## THE PROBLEM
Return the listing below exactly, with the pictures dropped.

## STORED DATA
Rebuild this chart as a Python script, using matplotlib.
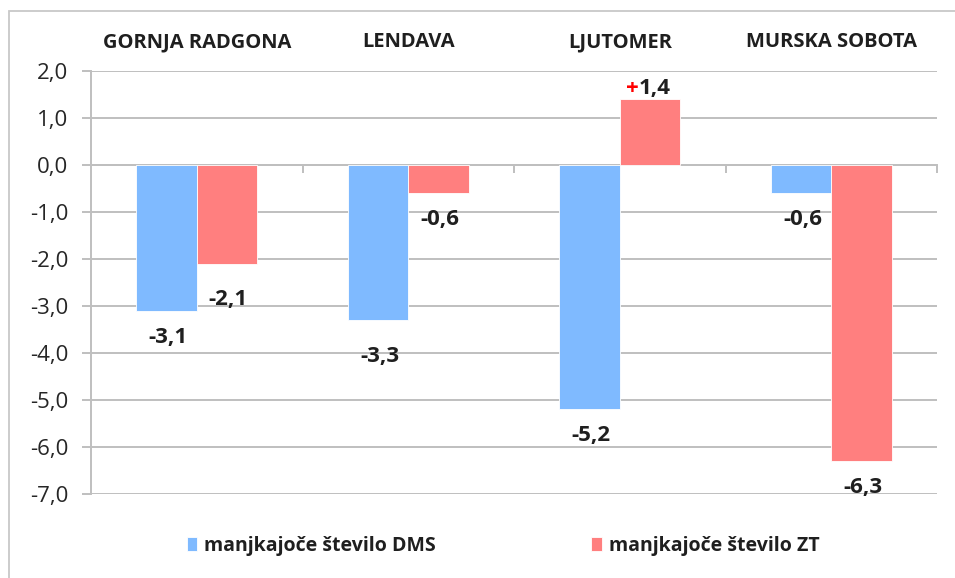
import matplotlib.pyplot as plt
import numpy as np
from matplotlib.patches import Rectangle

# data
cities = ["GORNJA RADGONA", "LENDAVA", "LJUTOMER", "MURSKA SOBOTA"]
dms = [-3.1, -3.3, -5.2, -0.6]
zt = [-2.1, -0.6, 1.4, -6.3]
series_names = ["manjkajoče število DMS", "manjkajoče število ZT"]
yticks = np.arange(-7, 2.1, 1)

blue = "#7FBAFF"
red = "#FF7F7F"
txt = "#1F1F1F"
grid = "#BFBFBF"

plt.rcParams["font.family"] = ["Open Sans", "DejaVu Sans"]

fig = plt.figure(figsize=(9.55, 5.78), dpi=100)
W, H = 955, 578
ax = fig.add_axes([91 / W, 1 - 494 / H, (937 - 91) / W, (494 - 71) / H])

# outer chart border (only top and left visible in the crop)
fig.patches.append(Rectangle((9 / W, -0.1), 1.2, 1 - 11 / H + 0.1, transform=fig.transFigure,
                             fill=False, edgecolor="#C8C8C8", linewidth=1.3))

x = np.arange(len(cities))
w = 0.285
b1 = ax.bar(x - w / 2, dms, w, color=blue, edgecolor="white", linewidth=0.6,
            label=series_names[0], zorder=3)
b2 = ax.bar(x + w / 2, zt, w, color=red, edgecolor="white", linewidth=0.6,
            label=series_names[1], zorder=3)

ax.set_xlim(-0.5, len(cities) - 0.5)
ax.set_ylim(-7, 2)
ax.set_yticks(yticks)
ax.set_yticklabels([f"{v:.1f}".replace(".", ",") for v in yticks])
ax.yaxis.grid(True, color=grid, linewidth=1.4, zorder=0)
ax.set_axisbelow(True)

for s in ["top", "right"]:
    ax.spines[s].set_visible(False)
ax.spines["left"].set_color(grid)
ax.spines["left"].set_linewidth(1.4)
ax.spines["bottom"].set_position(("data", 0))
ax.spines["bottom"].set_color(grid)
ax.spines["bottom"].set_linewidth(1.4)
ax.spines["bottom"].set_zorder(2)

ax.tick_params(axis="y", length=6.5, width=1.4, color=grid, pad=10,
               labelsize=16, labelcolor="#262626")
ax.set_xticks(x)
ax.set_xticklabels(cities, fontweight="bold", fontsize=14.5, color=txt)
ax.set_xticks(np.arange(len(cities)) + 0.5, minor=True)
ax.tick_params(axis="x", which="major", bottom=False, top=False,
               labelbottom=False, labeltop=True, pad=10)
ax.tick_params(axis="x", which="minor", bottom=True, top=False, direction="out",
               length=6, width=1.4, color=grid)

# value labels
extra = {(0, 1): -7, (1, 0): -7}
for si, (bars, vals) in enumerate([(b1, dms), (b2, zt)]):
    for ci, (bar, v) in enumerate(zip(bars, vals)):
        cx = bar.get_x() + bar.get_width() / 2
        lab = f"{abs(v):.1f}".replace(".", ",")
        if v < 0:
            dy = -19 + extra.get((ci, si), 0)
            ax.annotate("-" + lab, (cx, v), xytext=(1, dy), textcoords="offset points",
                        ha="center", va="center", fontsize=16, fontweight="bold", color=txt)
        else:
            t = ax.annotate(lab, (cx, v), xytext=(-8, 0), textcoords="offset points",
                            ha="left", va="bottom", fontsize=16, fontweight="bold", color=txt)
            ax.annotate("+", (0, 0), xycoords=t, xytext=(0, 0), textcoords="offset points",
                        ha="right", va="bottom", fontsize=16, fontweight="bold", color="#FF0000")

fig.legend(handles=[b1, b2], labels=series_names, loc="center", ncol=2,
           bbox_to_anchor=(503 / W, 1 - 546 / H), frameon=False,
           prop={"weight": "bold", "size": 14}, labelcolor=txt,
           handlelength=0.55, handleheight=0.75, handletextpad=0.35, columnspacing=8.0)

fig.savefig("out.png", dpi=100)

## RESPONSE TO THIS EXERCISE
Rebuild this chart as a Python script, using matplotlib.
import matplotlib.pyplot as plt
import numpy as np
from matplotlib.patches import Rectangle

# data
cities = ["GORNJA RADGONA", "LENDAVA", "LJUTOMER", "MURSKA SOBOTA"]
dms = [-3.1, -3.3, -5.2, -0.6]
zt = [-2.1, -0.6, 1.4, -6.3]
series_names = ["manjkajoče število DMS", "manjkajoče število ZT"]
yticks = np.arange(-7, 2.1, 1)

blue = "#7FBAFF"
red = "#FF7F7F"
txt = "#1F1F1F"
grid = "#BFBFBF"

plt.rcParams["font.family"] = ["Open Sans", "DejaVu Sans"]

fig = plt.figure(figsize=(9.55, 5.78), dpi=100)
W, H = 955, 578
ax = fig.add_axes([91 / W, 1 - 494 / H, (937 - 91) / W, (494 - 71) / H])

# outer chart border (only top and left visible in the crop)
fig.patches.append(Rectangle((9 / W, -0.1), 1.2, 1 - 11 / H + 0.1, transform=fig.transFigure,
                             fill=False, edgecolor="#C8C8C8", linewidth=1.3))

x = np.arange(len(cities))
w = 0.285
b1 = ax.bar(x - w / 2, dms, w, color=blue, edgecolor="white", linewidth=0.6,
            label=series_names[0], zorder=3)
b2 = ax.bar(x + w / 2, zt, w, color=red, edgecolor="white", linewidth=0.6,
            label=series_names[1], zorder=3)

ax.set_xlim(-0.5, len(cities) - 0.5)
ax.set_ylim(-7, 2)
ax.set_yticks(yticks)
ax.set_yticklabels([f"{v:.1f}".replace(".", ",") for v in yticks])
ax.yaxis.grid(True, color=grid, linewidth=1.4, zorder=0)
ax.set_axisbelow(True)

for s in ["top", "right"]:
    ax.spines[s].set_visible(False)
ax.spines["left"].set_color(grid)
ax.spines["left"].set_linewidth(1.4)
ax.spines["bottom"].set_position(("data", 0))
ax.spines["bottom"].set_color(grid)
ax.spines["bottom"].set_linewidth(1.4)
ax.spines["bottom"].set_zorder(2)

ax.tick_params(axis="y", length=6.5, width=1.4, color=grid, pad=10,
               labelsize=16, labelcolor="#262626")
ax.set_xticks(x)
ax.set_xticklabels(cities, fontweight="bold", fontsize=14.5, color=txt)
ax.set_xticks(np.arange(len(cities)) + 0.5, minor=True)
ax.tick_params(axis="x", which="major", bottom=False, top=False,
               labelbottom=False, labeltop=True, pad=10)
ax.tick_params(axis="x", which="minor", bottom=True, top=False, direction="out",
               length=6, width=1.4, color=grid)

# value labels
extra = {(0, 1): -7, (1, 0): -7}
for si, (bars, vals) in enumerate([(b1, dms), (b2, zt)]):
    for ci, (bar, v) in enumerate(zip(bars, vals)):
        cx = bar.get_x() + bar.get_width() / 2
        lab = f"{abs(v):.1f}".replace(".", ",")
        if v < 0:
            dy = -19 + extra.get((ci, si), 0)
            ax.annotate("-" + lab, (cx, v), xytext=(1, dy), textcoords="offset points",
                        ha="center", va="center", fontsize=16, fontweight="bold", color=txt)
        else:
            t = ax.annotate(lab, (cx, v), xytext=(-8, 0), textcoords="offset points",
                            ha="left", va="bottom", fontsize=16, fontweight="bold", color=txt)
            ax.annotate("+", (0, 0), xycoords=t, xytext=(0, 0), textcoords="offset points",
                        ha="right", va="bottom", fontsize=16, fontweight="bold", color="#FF0000")

fig.legend(handles=[b1, b2], labels=series_names, loc="center", ncol=2,
           bbox_to_anchor=(503 / W, 1 - 546 / H), frameon=False,
           prop={"weight": "bold", "size": 14}, labelcolor=txt,
           handlelength=0.55, handleheight=0.75, handletextpad=0.35, columnspacing=8.0)

fig.savefig("out.png", dpi=100)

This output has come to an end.